Reese Witherspoon isn’t the natural heir to the rom com. Photo: AP
This is the problem with romantic comedies today. It’s not the genre or the idea that women have outgrown the notion of being swept off their feet; but that in trying to cover all feminist bases, and appeal to today’s allegedly empowered woman, the female leads have no chinks in their armour.
It’s as if movie makers are terrified of a woman being humiliated on screen, so they harden the characters to the point of appearing, frankly, inhuman.
It’s not like they didn’t try, though. For years after the success of When Harry Met Sally, movie makers decided to split Sally Albright’s personality down the middle. You either have romantic comedies with quirky or infantilised women, like Zooey Deschanel, Renee Zellweger, Isla Fisher, Penelope Cruz, Drew Barrymore and Kate Hudson, or uptight ball-breakers like Katherine Heigl, Sandra Bullock and, often, Jennifer Aniston.
Ryan’s Sally Albright showed it was possible to be both uptight and lovable, high maintenance and smart, yet miss what is hiding in plain sight. The character, after all, was based on Nora Ephron, who wrote the screenplay. In this sense, it’s not Julia Roberts but rather Seinfeld’s Elaine Benes who is in many ways Sally’s TV heir.
Elaine was a witty and sophisticated New Yorker but could turn on an almost canine aggression if she didn’t get her way. This rage was steeped in an unselfconscious unawareness of self.
Meg Ryan and Billy Crystal in When Harry Met Sally.

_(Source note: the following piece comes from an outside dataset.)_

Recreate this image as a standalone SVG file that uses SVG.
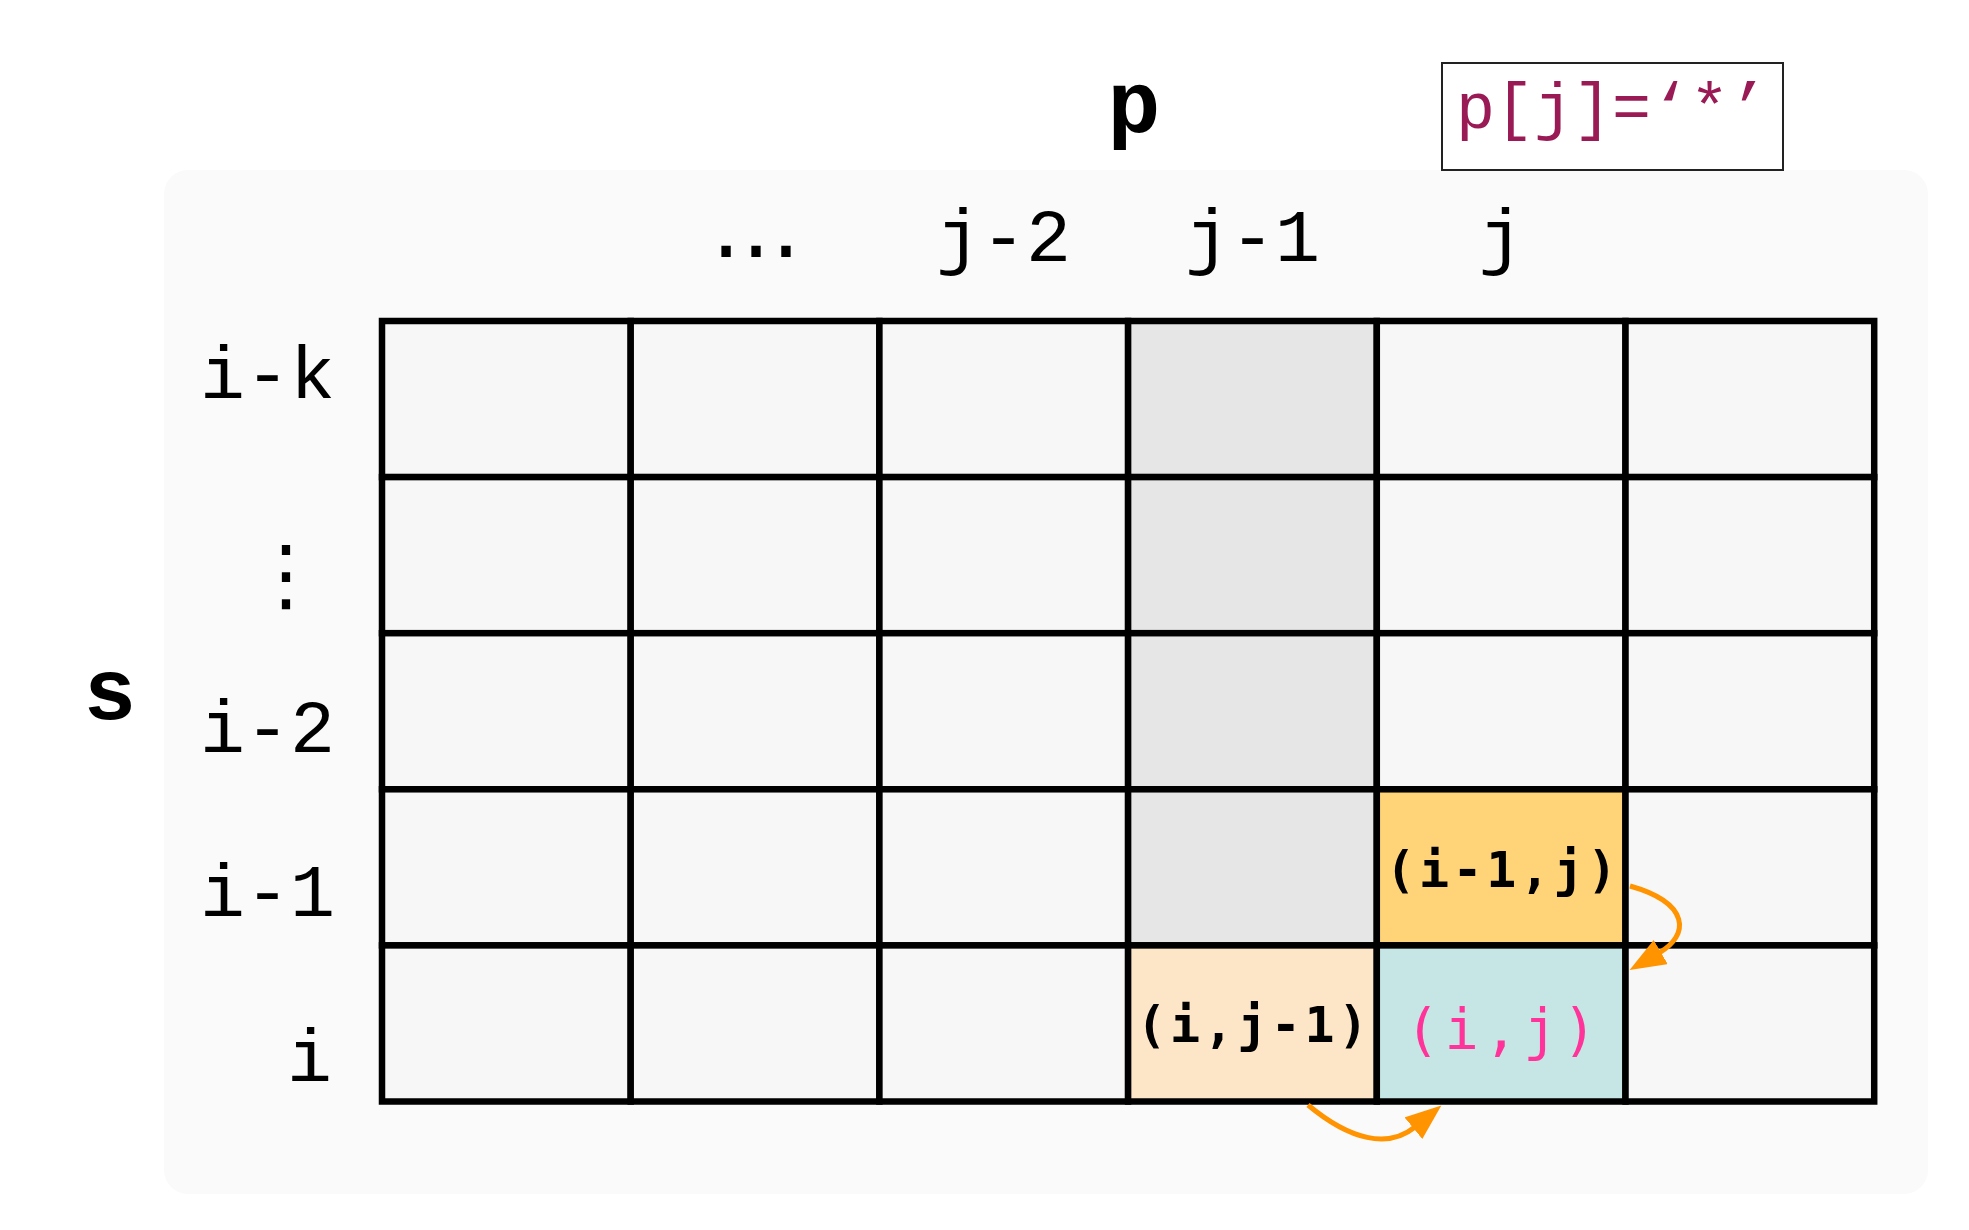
<svg xmlns="http://www.w3.org/2000/svg" width="1969" height="1230" viewBox="0 0 1969 1230">
<style>
.cell{stroke:#000;stroke-width:6.5;stroke-linejoin:miter}
.n{fill:#f7f7f7}.g{fill:#e6e6e6}.up{fill:#ffd479}.lf{fill:#fde6c8}.cur{fill:#c6e5e5}
.lbl{font-family:"Courier New","Liberation Mono",monospace;font-size:75px;fill:#000}
.big{font-family:"Courier New","Liberation Mono",monospace;font-size:88px;font-weight:bold;fill:#000}
.ct{font-family:"DejaVu Sans Mono",monospace;font-size:50px;font-weight:bold;fill:#000;letter-spacing:3.5px;text-anchor:middle}
.cp{font-family:"DejaVu Sans Mono",monospace;font-size:57px;fill:#ff3399;letter-spacing:5px;text-anchor:middle}
.arr{fill:none;stroke:#ff9400;stroke-width:5;marker-end:url(#ah)}
</style>
<defs>
<marker id="ah" markerUnits="userSpaceOnUse" markerWidth="38" markerHeight="30" refX="2" refY="14" orient="auto">
<path d="M0,0 L36,14 L0,28 Z" fill="#ff9400"/>
</marker>
</defs>
<rect x="0" y="0" width="1969" height="1230" fill="#ffffff"/>
<rect id="panel" x="164" y="170" width="1764" height="1024" rx="24" fill="#fafafa"/>

<g id="title-p"><text class="big" x="1134" y="132" text-anchor="middle">p</text></g>
<g id="note">
<rect x="1442" y="63" width="341" height="107" fill="#ffffff" stroke="#222" stroke-width="2"/>
<text x="1456" y="128" font-family="'Courier New','Liberation Mono',monospace" font-size="65" fill="#991a55">p[j]=‘*’</text>
</g>
<g id="title-s"><text class="big" x="110" y="719" text-anchor="middle">s</text></g>

<g id="col-headers">
<text x="756" y="257" font-family="'DejaVu Sans',sans-serif" font-size="90" text-anchor="middle">…</text>
<text class="lbl" x="1003.5" y="261" text-anchor="middle">j-2</text>
<text class="lbl" x="1252.4" y="261" text-anchor="middle">j-1</text>
<text class="lbl" x="1501" y="261" text-anchor="middle">j</text>
</g>
<g id="row-headers">
<text class="lbl" x="200" y="398">i-k</text>
<text x="286" y="602" font-family="'DejaVu Sans',sans-serif" font-size="80" text-anchor="middle">⋮</text>
<text class="lbl" x="200" y="752">i-2</text>
<text class="lbl" x="200" y="916">i-1</text>
<text class="lbl" x="287" y="1081">i</text>
</g>

<g id="grid">
<g id="r0c0"><rect class="cell n" x="382" y="321" width="248.7" height="156.1"/></g>
<g id="r0c1"><rect class="cell n" x="630.7" y="321" width="248.7" height="156.1"/></g>
<g id="r0c2"><rect class="cell n" x="879.4" y="321" width="248.7" height="156.1"/></g>
<g id="r0c3"><rect class="cell g" x="1128.1" y="321" width="248.7" height="156.1"/></g>
<g id="r0c4"><rect class="cell n" x="1376.8" y="321" width="248.7" height="156.1"/></g>
<g id="r0c5"><rect class="cell n" x="1625.5" y="321" width="248.7" height="156.1"/></g>

<g id="r1c0"><rect class="cell n" x="382" y="477.1" width="248.7" height="156.1"/></g>
<g id="r1c1"><rect class="cell n" x="630.7" y="477.1" width="248.7" height="156.1"/></g>
<g id="r1c2"><rect class="cell n" x="879.4" y="477.1" width="248.7" height="156.1"/></g>
<g id="r1c3"><rect class="cell g" x="1128.1" y="477.1" width="248.7" height="156.1"/></g>
<g id="r1c4"><rect class="cell n" x="1376.8" y="477.1" width="248.7" height="156.1"/></g>
<g id="r1c5"><rect class="cell n" x="1625.5" y="477.1" width="248.7" height="156.1"/></g>

<g id="r2c0"><rect class="cell n" x="382" y="633.2" width="248.7" height="156.1"/></g>
<g id="r2c1"><rect class="cell n" x="630.7" y="633.2" width="248.7" height="156.1"/></g>
<g id="r2c2"><rect class="cell n" x="879.4" y="633.2" width="248.7" height="156.1"/></g>
<g id="r2c3"><rect class="cell g" x="1128.1" y="633.2" width="248.7" height="156.1"/></g>
<g id="r2c4"><rect class="cell n" x="1376.8" y="633.2" width="248.7" height="156.1"/></g>
<g id="r2c5"><rect class="cell n" x="1625.5" y="633.2" width="248.7" height="156.1"/></g>

<g id="r3c0"><rect class="cell n" x="382" y="789.3" width="248.7" height="156.1"/></g>
<g id="r3c1"><rect class="cell n" x="630.7" y="789.3" width="248.7" height="156.1"/></g>
<g id="r3c2"><rect class="cell n" x="879.4" y="789.3" width="248.7" height="156.1"/></g>
<g id="r3c3"><rect class="cell g" x="1128.1" y="789.3" width="248.7" height="156.1"/></g>
<g id="r3c4"><rect class="cell up" x="1376.8" y="789.3" width="248.7" height="156.1"/><text class="ct" x="1503" y="887">(i-1,j)</text></g>
<g id="r3c5"><rect class="cell n" x="1625.5" y="789.3" width="248.7" height="156.1"/></g>

<g id="r4c0"><rect class="cell n" x="382" y="945.4" width="248.7" height="156.1"/></g>
<g id="r4c1"><rect class="cell n" x="630.7" y="945.4" width="248.7" height="156.1"/></g>
<g id="r4c2"><rect class="cell n" x="879.4" y="945.4" width="248.7" height="156.1"/></g>
<g id="r4c3"><rect class="cell lf" x="1128.1" y="945.4" width="248.7" height="156.1"/><text class="ct" x="1254" y="1042">(i,j-1)</text></g>
<g id="r4c4"><rect class="cell cur" x="1376.8" y="945.4" width="248.7" height="156.1"/><text class="cp" x="1503.5" y="1049">(i,j)</text></g>
<g id="r4c5"><rect class="cell n" x="1625.5" y="945.4" width="248.7" height="156.1"/></g>
</g>

<g id="connectors">
<path class="arr" d="M1630,886 C1690,903 1690,935 1659,953"/>
<path class="arr" d="M1308,1105 C1350,1140 1388,1149 1415,1127"/>
</g>
</svg>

Similarly, the now cliche phrase of Carrie Bradshaw in Sex and the City – “I couldn’t help but wonder” – was refreshing, because Carrie didn’t know enough to be certain of herself, which is why she made so many mistakes.
But by the time the movie came around, all the women from Sex and the City knew exactly who they were in their fabulousness and they weren’t going to take shit from anyone. If they did, they could articulate perfectly how they would process it.
This device is all over TV, which makes sense. Movies have, for the most part, been hijacked by two-dimensional comic-book characters or kickass women who love fighting (not that I don’t appreciate Charlize Theron, Scarlett Johansson and Gal Gadot for their efforts).
Look at Lena Dunham in Girls, who perfectly articulated her dysfunction. Look at the women on Broad City who play up their awkwardness, so we know that they know they’re really super smart and feminist. Same with Crazy Ex-Girlfriend. Same with The Mindy Project.
Look at Amy Schumer’s Trainwreck – an almost perfect romantic comedy, except for the fact that Schumer appeared to be winking at us the entire time. Schumer is currently developing a comedy with Jennifer Lawrence and it worries me to think it will revolve around two women who love boozing and calling men out on their shit. Where is the surprise in that?
It’s not that there haven’t been great romantic comedies since 1989. The Wedding Singer, Wedding Crashers and Crazy Stupid Love were all high points, but largely because of the vulnerability of the men in those movies. (Emma Stone and Rachel McAdams always seem to be playing characters too smart for everyone.)
Amy Schumer, foreground, and Bill Hader in Trainwreck.
I can’t help but wonder if this is why we are so fixated on reality TV. Could it be because it’s the last place women are allowed to be surprised? I know it’s often exploitative, and tightly-edited, but reality TV is now the only place where women – and men – don’t see what’s hiding in plain sight. Instead, they are free to be seen in all their sprawling, messy, complicated vulnerability.